Like many fellow contributors, Joan Newman Kuyek joined her campus chapter of the Canadian Union of Students. She also joined the student newspaper. After she graduated she began working for the Company of Young Canadians Organizing Committee (CYC) — which other contributors note was an attempt by the Canadian government to defang the groundswell of youth militancy at the time. She met organizers from the Student Union for Peace Action (SUPA) and, like Harding, drew inspiration from peace and Civil Rights organizing in the U.S. This sharpened her ability to work strategically on community development projects within the CYC — until realizing that she couldn’t overcome the contradictions in attempting to build transformative power from within a government agency. Her brief stint as a city councillor in Kingston, Ontario, where she was involved in anti-poverty and tenant organizing, reinforced this lesson: “The rules of procedure prevented any real challenge to that power. The only thing that could make that power blink was organized and sustained protest from an increasing number of people.” Kuyek eventually moved to Sudbury, where she continued organizing and writing. She wrote a book for her Bell Canada co-workers, linking their experiences to what she was learning about capitalist exploitation. She also helped form Women Helping Women, which undertook community-based research and distributed booklets on topics ranging from birth control to tenants’ rights.
Not ignoring or repeating, but learning from the past
There is a helpful honesty among this book’s contributors about how much things have changed since they entered into activism. They were the beneficiaries of lower cost post-secondary education, an upswing in the development of social housing, and a more robust landscape of progressive institutions and organizations. Several contributors were able to spend significant time travelling and participating directly in building an international peace movement. Many found decent jobs upon leaving university in urban centres around the country.
More than a half century later, we’re still fighting Canada’s complicity in imperialist wars and genocide in the midst of an ever worsening climate crisis, all while racism and sexism persist fuelled by right-wing reaction. Youth unemployment is at an all-time high, while students are fighting cuts to funding for post-secondary education in Ontario.

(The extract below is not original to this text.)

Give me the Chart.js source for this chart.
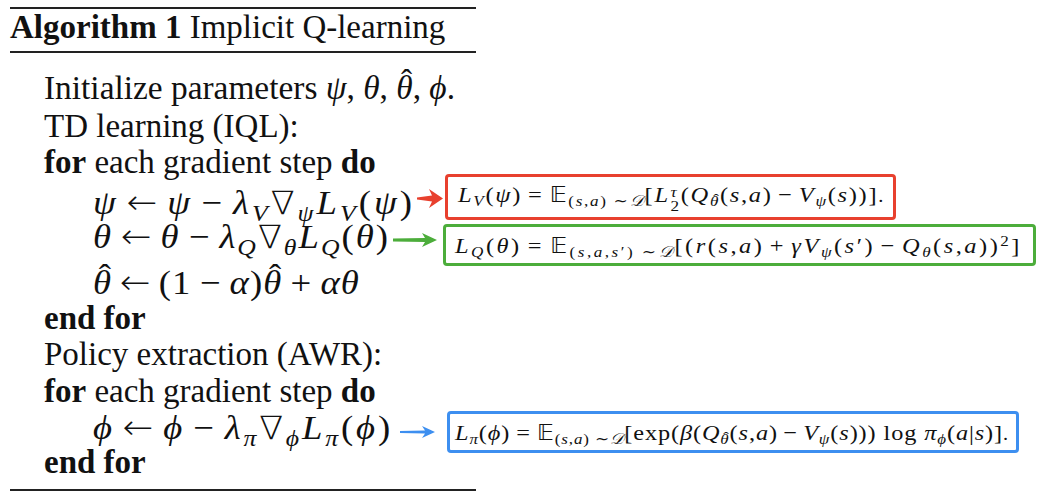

The Long Sixties offers not only accounts of the good times, but critical perspectives on why the New Left wasn’t more successful at bringing about lasting change. Lib Spry speaks of factionalism that emerged; groups turned inward and became caught up in debating “their particular theoretical version of how to run the revolution.” Dimitri Roussopoulos reflects on decentralization as a value of the New Left, but notes that it also had a weakening effect: “These separations, with no serious attempt to have all radicals work together, was fatal for radical politics.” Peter Warrian discusses the drift of youth activists toward “the long march through the institutions” — professionalizing and, for many, leaving their radical politics behind.
In the end, The Long Sixties offers neither a playbook nor hollow inspiration, but something far more valuable to socialists today: lessons both bitter and sweet from the direct experiences of seasoned organizers who remain politically active to this day. We’ve got a lot of work to do to grow our movements, but those who’ve come before help us remember that we’re never starting from scratch.